I noticed that in some (rare) situations, training subject/group/subpopulation specific models is preferred to one general predictive model for all data (probably due to accuracy?).

For example, in the case of a medicine data, I saw that a predictive model is trained for each patient separately (instead of one model for all patients). In other field, I have seen training separate predictive models for each geographic region.

  • Under what circumstances are the subject/group specific models often preferred to one general model?
  • Why is one general model with a group variable as a feature not enough?
  • What are the advantages of subject/group specific models over one single model?

1 Answer 1


My guess is that researchers who are unfamiliar or uncomfortable with hierarchical/mixed-effects models might break their data up and create separate models.
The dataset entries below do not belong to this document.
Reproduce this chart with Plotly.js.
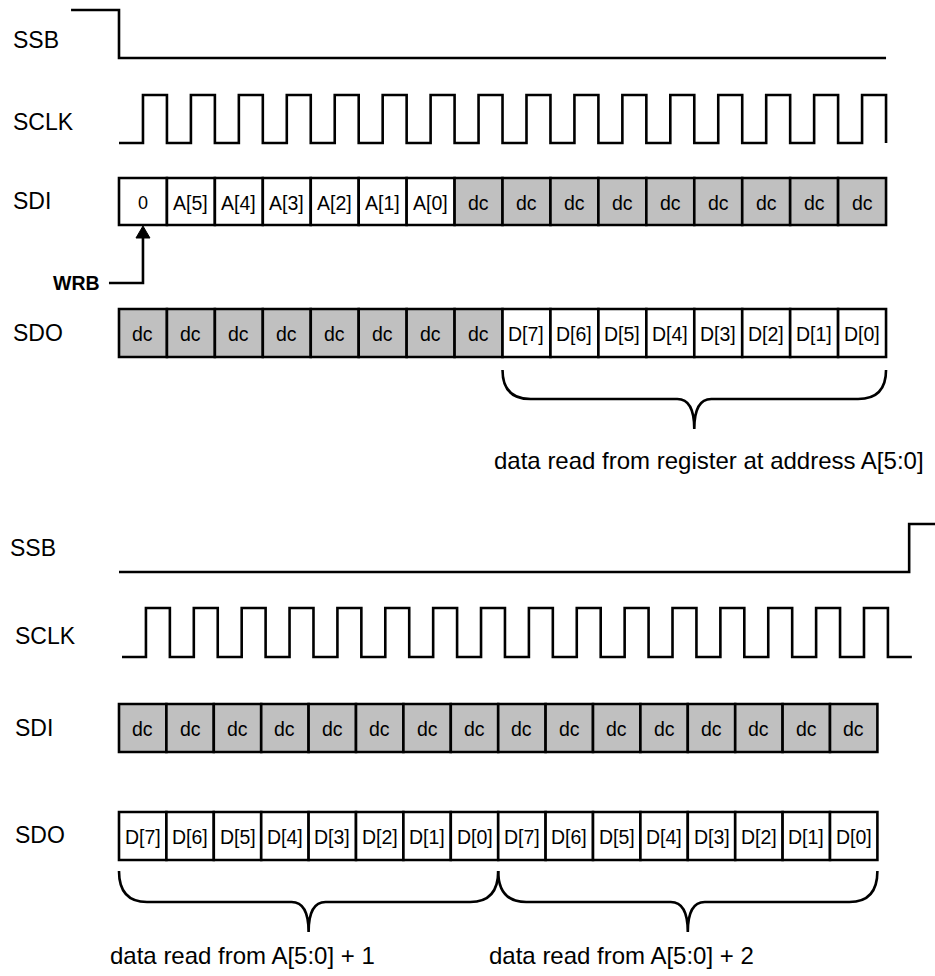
<!DOCTYPE html>
<html><head><meta charset="utf-8">
<script src="https://cdn.plot.ly/plotly-3.0.1.min.js"></script>
<style>html,body{margin:0;padding:0;background:#fff}#chart{width:935px;height:976px}</style>
</head><body><div id="chart"></div>
<script>
// ---------------- data ----------------
const signalNames = ["SSB", "SCLK", "SDI", "SDO"];

const topSdiLabels = ["0","A[5]","A[4]","A[3]","A[2]","A[1]","A[0]","dc","dc","dc","dc","dc","dc","dc","dc","dc"];
const topSdoLabels = ["dc","dc","dc","dc","dc","dc","dc","dc","D[7]","D[6]","D[5]","D[4]","D[3]","D[2]","D[1]","D[0]"];
const botSdiLabels = ["dc","dc","dc","dc","dc","dc","dc","dc","dc","dc","dc","dc","dc","dc","dc","dc"];
const botSdoLabels = ["D[7]","D[6]","D[5]","D[4]","D[3]","D[2]","D[1]","D[0]","D[7]","D[6]","D[5]","D[4]","D[3]","D[2]","D[1]","D[0]"];

// SSB waveforms (time in bit periods, level 1 = high)
const topSsbTimes  = [-1, 0, 16];
const topSsbLevels = [1, 0, 0];
const botSsbTimes  = [0, 16.67, 17.22];
const botSsbLevels = [0, 1, 1];

// SCLK waveforms
const topSclkTimes  = [0,0.5,1,1.5,2,2.5,3,3.5,4,4.5,5,5.5,6,6.5,7,7.5,8,8.5,9,9.5,10,10.5,11,11.5,12,12.5,13,13.5,14,14.5,15,15.5,16];
const topSclkLevels = [0,1,0,1,0,1,0,1,0,1,0,1,0,1,0,1,0,1,0,1,0,1,0,1,0,1,0,1,0,1,0,1,0];
const botSclkTimes  = [0,0.5,1,1.5,2,2.5,3,3.5,4,4.5,5,5.5,6,6.5,7,7.5,8,8.5,9,9.5,10,10.5,11,11.5,12,12.5,13,13.5,14,14.5,15,15.5,16,16.5];
const botSclkLevels = [0,1,0,1,0,1,0,1,0,1,0,1,0,1,0,1,0,1,0,1,0,1,0,1,0,1,0,1,0,1,0,1,0,0];

// braces under SDO (bit spans) and their captions
const topBraceStart = [8];
const topBraceEnd   = [16];
const topBraceText  = ["data read from register at address A[5:0]"];
const botBraceStart = [0, 8];
const botBraceEnd   = [8, 16];
const botBraceText  = ["data read from A[5:0] + 1", "data read from A[5:0] + 2"];

const wrbLabel = "WRB";
const wrbBit = 0;

// ---------------- geometry / style ----------------
const FONT = "Liberation Sans, Arial, Helvetica, sans-serif";
const LW = 2.6;
const GRAY = "#c0c0c0";
const TOP = {x0:119, w:47.94, c0:119, cw:47.94,
  ssb:{hi:10, lo:58}, clk:{hi:95, lo:143}, sdi:[178,225], sdo:[309,357],
  brace:[370,399,429], textY:460,
  labels:{x:[11,11,11,11], y:[40,122,201,333]}};
const BOT = {x0:119, w:47.4, c0:122, cw:47.87,
  ssb:{hi:524, lo:572}, clk:{hi:608, lo:657}, sdi:[704,752], sdo:[812,860],
  brace:[871,902,932], textY:955,
  labels:{x:[8,13,13,13], y:[548,636,728,835]}};

const traces = [];
const shapes = [];
const annotations = [];

function wave(times, levels, g, lv, x0, w) {
  traces.push({type:"scatter", mode:"lines", hoverinfo:"skip", cliponaxis:false,
    x: times.map(t => x0 + t*w),
    y: levels.map(l => l ? lv.hi : lv.lo),
    line:{color:"#000", width:LW, shape:"hv"}});
}
function cells(labels, g, rows) {
  labels.forEach((lab, i) => {
    const xa = g.x0 + i*g.w, xb = xa + g.w;
    shapes.push({type:"rect", xref:"x", yref:"y", x0:xa, x1:xb, y0:rows[0], y1:rows[1],
      fillcolor: lab === "dc" ? GRAY : "#fff", line:{color:"#000", width:LW}, layer:"below"});
    annotations.push({x:(xa+xb)/2, y:(rows[0]+rows[1])/2 + 1, xref:"x", yref:"y", text:lab,
      showarrow:false, xanchor:"center", yanchor:"middle",
      font:{family:FONT, size: lab.length === 1 ? 18 : 19.5, color:"#000"}});
  });
}
function bracePath(xa, xb, yTop, yH, yTip) {
  const xm = (xa+xb)/2, r = 28, r2 = 17;
  return `M${xa},${yTop} Q${xa},${yH} ${xa+r},${yH} L${xm-r2},${yH} Q${xm},${yH} ${xm},${yTip} ` +
         `Q${xm},${yH} ${xm+r2},${yH} L${xb-r},${yH} Q${xb},${yH} ${xb},${yTop}`;
}
function braces(starts, ends, texts, g) {
  starts.forEach((s, i) => {
    const xa = g.x0 + s*g.w, xb = g.x0 + ends[i]*g.w;
    shapes.push({type:"path", xref:"x", yref:"y", path: bracePath(xa, xb, g.brace[0], g.brace[1], g.brace[2]),
      line:{color:"#000", width:LW}});
    annotations.push({x: xa - 11, y: g.textY, xref:"x", yref:"y", text: texts[i], showarrow:false,
      xanchor:"left", yanchor:"middle", font:{family:FONT, size:24, color:"#000"}});
  });
}
function labels(g) {
  signalNames.forEach((n, i) => annotations.push({x:g.labels.x[i], y:g.labels.y[i], xref:"x", yref:"y",
    text:n, showarrow:false, xanchor:"left", yanchor:"middle", font:{family:FONT, size:23, color:"#000"}}));
}

// top diagram
wave(topSsbTimes, topSsbLevels, TOP, TOP.ssb, TOP.x0, TOP.w);
wave(topSclkTimes, topSclkLevels, TOP, TOP.clk, TOP.c0, TOP.cw);
cells(topSdiLabels, TOP, TOP.sdi);
cells(topSdoLabels, TOP, TOP.sdo);
braces(topBraceStart, topBraceEnd, topBraceText, TOP);
labels(TOP);

// WRB arrow into first SDI bit
const xc = TOP.x0 + (wrbBit + 0.5)*TOP.w;
const yW = 283;
traces.push({type:"scatter", mode:"lines", hoverinfo:"skip", x:[xc-34, xc, xc], y:[yW, yW, TOP.sdi[1]+10],
  line:{color:"#000", width:LW}});
shapes.push({type:"path", xref:"x", yref:"y",
  path:`M${xc},${TOP.sdi[1]+1} L${xc-7},${TOP.sdi[1]+13} L${xc+7},${TOP.sdi[1]+13} Z`,
  fillcolor:"#000", line:{color:"#000", width:1}});
annotations.push({x:xc-41, y:yW, xref:"x", yref:"y", text:"<b>"+wrbLabel+"</b>", showarrow:false,
  xanchor:"right", yanchor:"middle", font:{family:FONT, size:19.5, color:"#000"}});

// bottom diagram
wave(botSsbTimes, botSsbLevels, BOT, BOT.ssb, BOT.x0, BOT.w);
wave(botSclkTimes, botSclkLevels, BOT, BOT.clk, BOT.c0, BOT.cw);
cells(botSdiLabels, BOT, BOT.sdi);
cells(botSdoLabels, BOT, BOT.sdo);
braces(botBraceStart, botBraceEnd, botBraceText, BOT);
labels(BOT);

const layout = {
  width:935, height:976, margin:{l:0, r:0, t:0, b:0},
  paper_bgcolor:"#fff", plot_bgcolor:"#fff", showlegend:false,
  xaxis:{range:[0,935], visible:false, fixedrange:true},
  yaxis:{range:[976,0], visible:false, fixedrange:true},
  shapes, annotations
};
Plotly.newPlot("chart", traces, layout, {displayModeBar:false, staticPlot:true});
</script></body></html>
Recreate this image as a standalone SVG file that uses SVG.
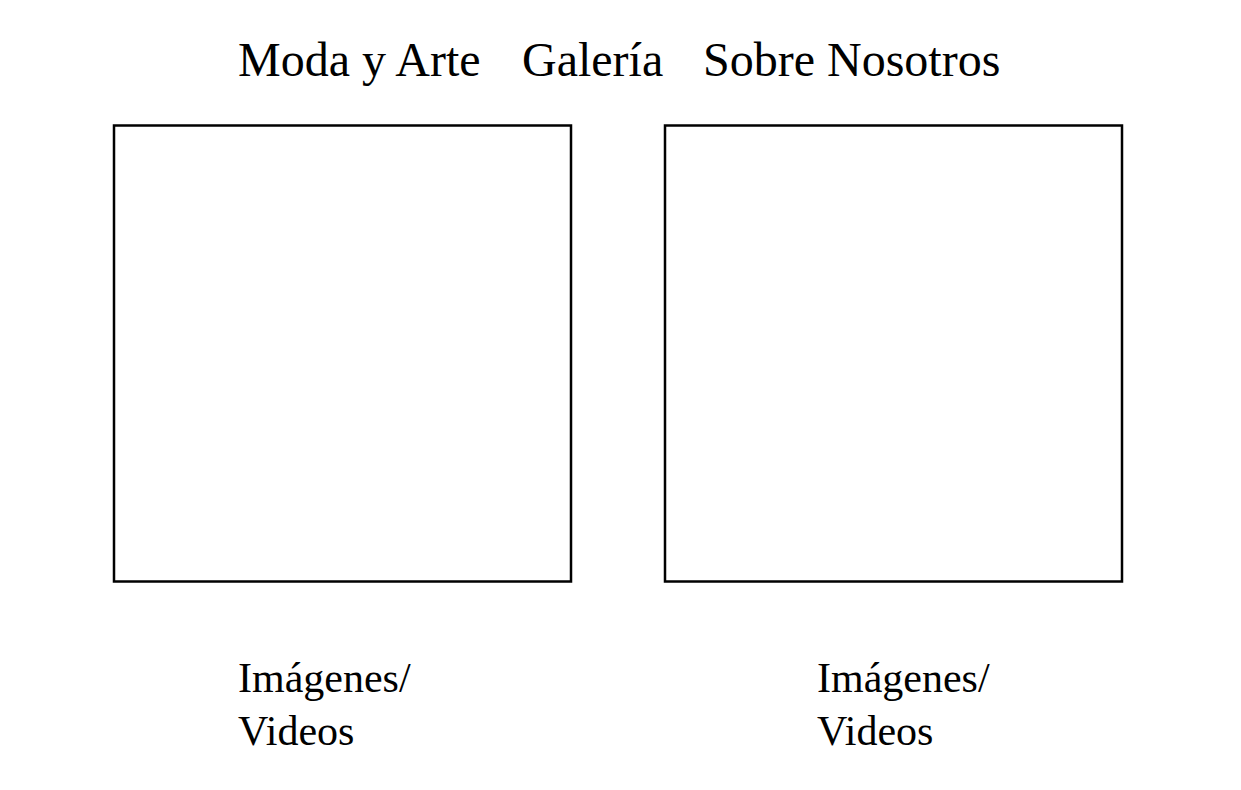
<svg xmlns="http://www.w3.org/2000/svg" width="1241" height="790" viewBox="0 0 1241 790">
<style>
.t{font-family:"Liberation Serif","Times New Roman",serif;fill:#000}
.h{font-size:48px}
.l{font-size:42px}
.box{fill:#fff;stroke:#000;stroke-width:2.5}
</style>
<rect width="1241" height="790" fill="#fff"/>
<g id="nav">
<text class="t h" x="238" y="76">Moda y Arte</text>
<text class="t h" x="522" y="76">Galería</text>
<text class="t h" x="703" y="76">Sobre Nosotros</text>
</g>
<g id="box1"><rect class="box" x="114" y="125.5" width="457" height="456"/></g>
<g id="box2"><rect class="box" x="665" y="125.5" width="457" height="456"/></g>
<g id="label1"><text class="t l" x="238" y="692">Imágenes/</text><text class="t l" x="238" y="745">Videos</text></g>
<g id="label2"><text class="t l" x="817" y="692">Imágenes/</text><text class="t l" x="817" y="745">Videos</text></g>
<g id="connectors"/>
</svg>
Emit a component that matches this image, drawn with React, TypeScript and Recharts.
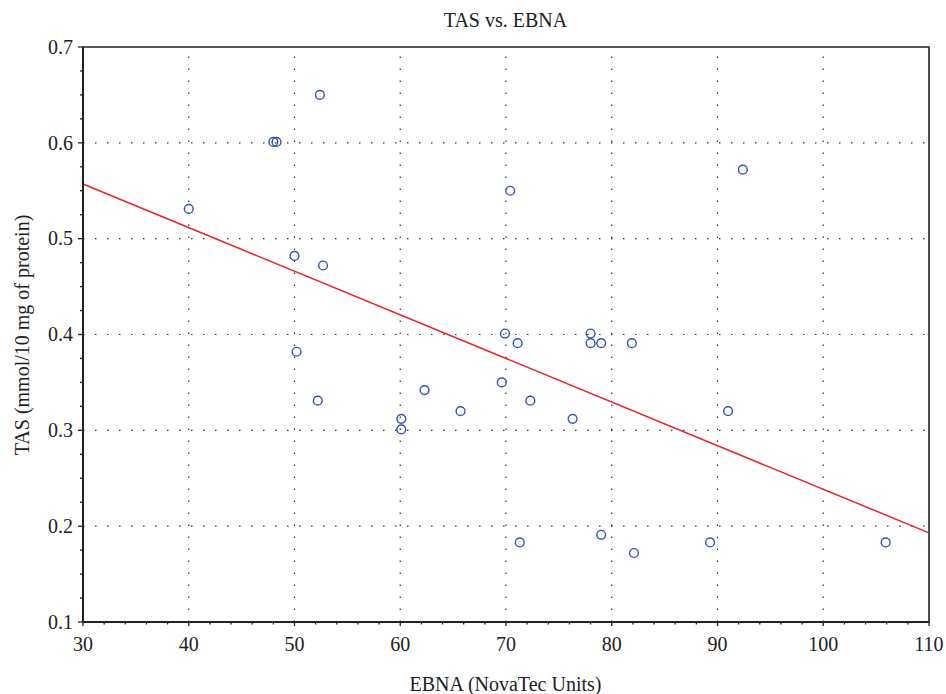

I don't see any advantage to broken-up models unless your separate groups have very different covariances and your modeling technique adjusts to this for you.

Hierarchical/mixed-effects models allow for sharing of strength among groups, which means that smaller groups will be pulled more towards the overall mean, while larger groups -- those with more information -- are more independent. The amount of pooling is determined by the data.

You do need a fair number of groups to get reasonably sharp distributions of group coefficient: one rule of thumb is at least 5 groups, though I've also seen at least 30 groups. But I believe I've read Andrew Gelman saying that a hierarchical model won't do worse than separate models.